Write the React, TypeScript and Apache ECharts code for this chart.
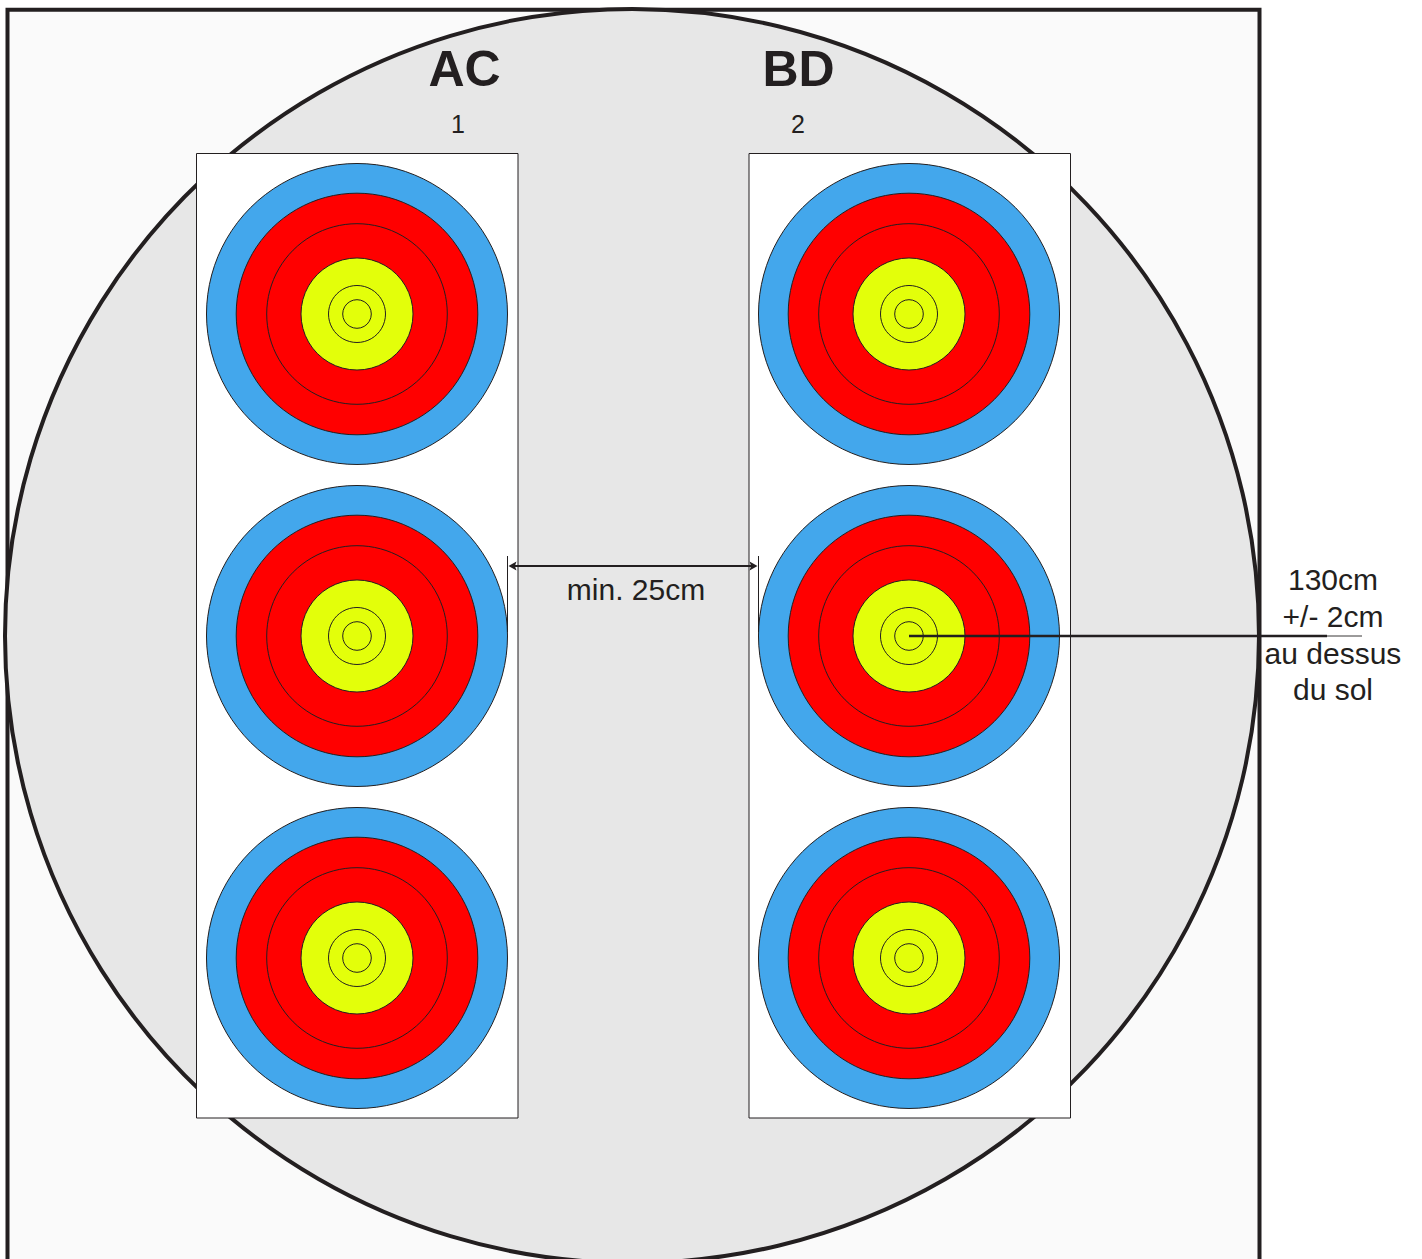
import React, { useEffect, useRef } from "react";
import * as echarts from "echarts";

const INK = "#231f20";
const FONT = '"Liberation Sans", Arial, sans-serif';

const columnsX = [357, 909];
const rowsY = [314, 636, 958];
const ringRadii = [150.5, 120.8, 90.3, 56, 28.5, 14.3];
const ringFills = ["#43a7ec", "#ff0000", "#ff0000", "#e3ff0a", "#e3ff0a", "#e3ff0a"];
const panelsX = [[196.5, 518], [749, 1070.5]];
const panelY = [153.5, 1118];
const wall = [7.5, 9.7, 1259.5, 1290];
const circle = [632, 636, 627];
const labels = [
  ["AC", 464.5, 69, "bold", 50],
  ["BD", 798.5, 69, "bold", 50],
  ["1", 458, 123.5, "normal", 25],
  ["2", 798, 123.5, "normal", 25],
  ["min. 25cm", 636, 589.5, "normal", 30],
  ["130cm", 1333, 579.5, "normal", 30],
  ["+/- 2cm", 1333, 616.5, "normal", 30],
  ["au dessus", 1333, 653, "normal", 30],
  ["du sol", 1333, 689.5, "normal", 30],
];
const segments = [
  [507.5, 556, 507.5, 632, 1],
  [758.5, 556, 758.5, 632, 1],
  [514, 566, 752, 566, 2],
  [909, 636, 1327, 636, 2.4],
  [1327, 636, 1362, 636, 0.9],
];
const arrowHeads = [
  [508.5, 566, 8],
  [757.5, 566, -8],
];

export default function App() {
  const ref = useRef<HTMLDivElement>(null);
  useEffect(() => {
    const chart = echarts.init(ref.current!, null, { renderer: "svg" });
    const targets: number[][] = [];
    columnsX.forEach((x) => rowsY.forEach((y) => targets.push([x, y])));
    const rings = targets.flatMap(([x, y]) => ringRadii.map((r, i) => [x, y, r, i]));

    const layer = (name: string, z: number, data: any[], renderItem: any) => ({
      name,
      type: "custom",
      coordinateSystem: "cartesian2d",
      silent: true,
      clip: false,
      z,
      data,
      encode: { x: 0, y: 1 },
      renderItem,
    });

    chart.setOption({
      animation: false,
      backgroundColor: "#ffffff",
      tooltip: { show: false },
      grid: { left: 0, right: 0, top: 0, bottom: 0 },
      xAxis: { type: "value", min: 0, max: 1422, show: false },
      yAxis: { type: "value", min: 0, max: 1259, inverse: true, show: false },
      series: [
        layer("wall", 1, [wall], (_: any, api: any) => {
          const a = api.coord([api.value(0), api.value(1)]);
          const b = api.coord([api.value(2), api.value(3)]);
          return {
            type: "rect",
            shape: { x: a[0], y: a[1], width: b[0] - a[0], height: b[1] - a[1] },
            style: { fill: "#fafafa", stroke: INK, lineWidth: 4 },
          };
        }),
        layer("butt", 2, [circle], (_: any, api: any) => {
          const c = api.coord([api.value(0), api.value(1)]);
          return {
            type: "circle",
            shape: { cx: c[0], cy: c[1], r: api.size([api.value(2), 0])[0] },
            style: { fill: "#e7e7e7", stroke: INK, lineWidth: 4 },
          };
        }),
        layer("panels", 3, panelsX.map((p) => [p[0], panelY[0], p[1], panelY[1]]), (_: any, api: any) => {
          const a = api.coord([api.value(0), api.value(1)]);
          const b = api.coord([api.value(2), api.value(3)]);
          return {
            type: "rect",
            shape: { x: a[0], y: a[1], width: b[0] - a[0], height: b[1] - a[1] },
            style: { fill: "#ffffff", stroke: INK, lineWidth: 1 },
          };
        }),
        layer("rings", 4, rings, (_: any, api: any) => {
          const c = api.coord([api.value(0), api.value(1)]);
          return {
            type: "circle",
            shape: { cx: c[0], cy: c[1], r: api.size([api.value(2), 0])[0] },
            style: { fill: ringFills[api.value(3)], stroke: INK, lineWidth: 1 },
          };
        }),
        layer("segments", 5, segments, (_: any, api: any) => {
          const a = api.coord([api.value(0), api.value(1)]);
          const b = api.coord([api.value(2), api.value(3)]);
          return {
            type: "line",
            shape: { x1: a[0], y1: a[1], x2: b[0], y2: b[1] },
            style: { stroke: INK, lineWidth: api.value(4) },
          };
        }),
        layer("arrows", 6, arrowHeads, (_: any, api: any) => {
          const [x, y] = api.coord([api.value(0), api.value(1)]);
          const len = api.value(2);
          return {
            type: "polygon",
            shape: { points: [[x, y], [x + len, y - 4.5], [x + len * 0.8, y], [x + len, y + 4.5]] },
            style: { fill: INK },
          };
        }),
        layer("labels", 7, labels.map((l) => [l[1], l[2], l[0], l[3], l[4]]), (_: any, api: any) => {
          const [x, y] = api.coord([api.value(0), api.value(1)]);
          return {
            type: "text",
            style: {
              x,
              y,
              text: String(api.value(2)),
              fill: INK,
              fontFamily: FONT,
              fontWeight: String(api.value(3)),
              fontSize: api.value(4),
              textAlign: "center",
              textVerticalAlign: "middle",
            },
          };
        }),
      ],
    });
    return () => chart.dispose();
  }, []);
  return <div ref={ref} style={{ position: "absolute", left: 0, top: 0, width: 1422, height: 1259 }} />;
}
★ ★ ★ ★ ★
> Directions
Without the pictures, repeat the listing above exactly.

> Complete response
Write the React, TypeScript and Apache ECharts code for this chart.
import React, { useEffect, useRef } from "react";
import * as echarts from "echarts";

const INK = "#231f20";
const FONT = '"Liberation Sans", Arial, sans-serif';

const columnsX = [357, 909];
const rowsY = [314, 636, 958];
const ringRadii = [150.5, 120.8, 90.3, 56, 28.5, 14.3];
const ringFills = ["#43a7ec", "#ff0000", "#ff0000", "#e3ff0a", "#e3ff0a", "#e3ff0a"];
const panelsX = [[196.5, 518], [749, 1070.5]];
const panelY = [153.5, 1118];
const wall = [7.5, 9.7, 1259.5, 1290];
const circle = [632, 636, 627];
const labels = [
  ["AC", 464.5, 69, "bold", 50],
  ["BD", 798.5, 69, "bold", 50],
  ["1", 458, 123.5, "normal", 25],
  ["2", 798, 123.5, "normal", 25],
  ["min. 25cm", 636, 589.5, "normal", 30],
  ["130cm", 1333, 579.5, "normal", 30],
  ["+/- 2cm", 1333, 616.5, "normal", 30],
  ["au dessus", 1333, 653, "normal", 30],
  ["du sol", 1333, 689.5, "normal", 30],
];
const segments = [
  [507.5, 556, 507.5, 632, 1],
  [758.5, 556, 758.5, 632, 1],
  [514, 566, 752, 566, 2],
  [909, 636, 1327, 636, 2.4],
  [1327, 636, 1362, 636, 0.9],
];
const arrowHeads = [
  [508.5, 566, 8],
  [757.5, 566, -8],
];

export default function App() {
  const ref = useRef<HTMLDivElement>(null);
  useEffect(() => {
    const chart = echarts.init(ref.current!, null, { renderer: "svg" });
    const targets: number[][] = [];
    columnsX.forEach((x) => rowsY.forEach((y) => targets.push([x, y])));
    const rings = targets.flatMap(([x, y]) => ringRadii.map((r, i) => [x, y, r, i]));

    const layer = (name: string, z: number, data: any[], renderItem: any) => ({
      name,
      type: "custom",
      coordinateSystem: "cartesian2d",
      silent: true,
      clip: false,
      z,
      data,
      encode: { x: 0, y: 1 },
      renderItem,
    });

    chart.setOption({
      animation: false,
      backgroundColor: "#ffffff",
      tooltip: { show: false },
      grid: { left: 0, right: 0, top: 0, bottom: 0 },
      xAxis: { type: "value", min: 0, max: 1422, show: false },
      yAxis: { type: "value", min: 0, max: 1259, inverse: true, show: false },
      series: [
        layer("wall", 1, [wall], (_: any, api: any) => {
          const a = api.coord([api.value(0), api.value(1)]);
          const b = api.coord([api.value(2), api.value(3)]);
          return {
            type: "rect",
            shape: { x: a[0], y: a[1], width: b[0] - a[0], height: b[1] - a[1] },
            style: { fill: "#fafafa", stroke: INK, lineWidth: 4 },
          };
        }),
        layer("butt", 2, [circle], (_: any, api: any) => {
          const c = api.coord([api.value(0), api.value(1)]);
          return {
            type: "circle",
            shape: { cx: c[0], cy: c[1], r: api.size([api.value(2), 0])[0] },
            style: { fill: "#e7e7e7", stroke: INK, lineWidth: 4 },
          };
        }),
        layer("panels", 3, panelsX.map((p) => [p[0], panelY[0], p[1], panelY[1]]), (_: any, api: any) => {
          const a = api.coord([api.value(0), api.value(1)]);
          const b = api.coord([api.value(2), api.value(3)]);
          return {
            type: "rect",
            shape: { x: a[0], y: a[1], width: b[0] - a[0], height: b[1] - a[1] },
            style: { fill: "#ffffff", stroke: INK, lineWidth: 1 },
          };
        }),
        layer("rings", 4, rings, (_: any, api: any) => {
          const c = api.coord([api.value(0), api.value(1)]);
          return {
            type: "circle",
            shape: { cx: c[0], cy: c[1], r: api.size([api.value(2), 0])[0] },
            style: { fill: ringFills[api.value(3)], stroke: INK, lineWidth: 1 },
          };
        }),
        layer("segments", 5, segments, (_: any, api: any) => {
          const a = api.coord([api.value(0), api.value(1)]);
          const b = api.coord([api.value(2), api.value(3)]);
          return {
            type: "line",
            shape: { x1: a[0], y1: a[1], x2: b[0], y2: b[1] },
            style: { stroke: INK, lineWidth: api.value(4) },
          };
        }),
        layer("arrows", 6, arrowHeads, (_: any, api: any) => {
          const [x, y] = api.coord([api.value(0), api.value(1)]);
          const len = api.value(2);
          return {
            type: "polygon",
            shape: { points: [[x, y], [x + len, y - 4.5], [x + len * 0.8, y], [x + len, y + 4.5]] },
            style: { fill: INK },
          };
        }),
        layer("labels", 7, labels.map((l) => [l[1], l[2], l[0], l[3], l[4]]), (_: any, api: any) => {
          const [x, y] = api.coord([api.value(0), api.value(1)]);
          return {
            type: "text",
            style: {
              x,
              y,
              text: String(api.value(2)),
              fill: INK,
              fontFamily: FONT,
              fontWeight: String(api.value(3)),
              fontSize: api.value(4),
              textAlign: "center",
              textVerticalAlign: "middle",
            },
          };
        }),
      ],
    });
    return () => chart.dispose();
  }, []);
  return <div ref={ref} style={{ position: "absolute", left: 0, top: 0, width: 1422, height: 1259 }} />;
}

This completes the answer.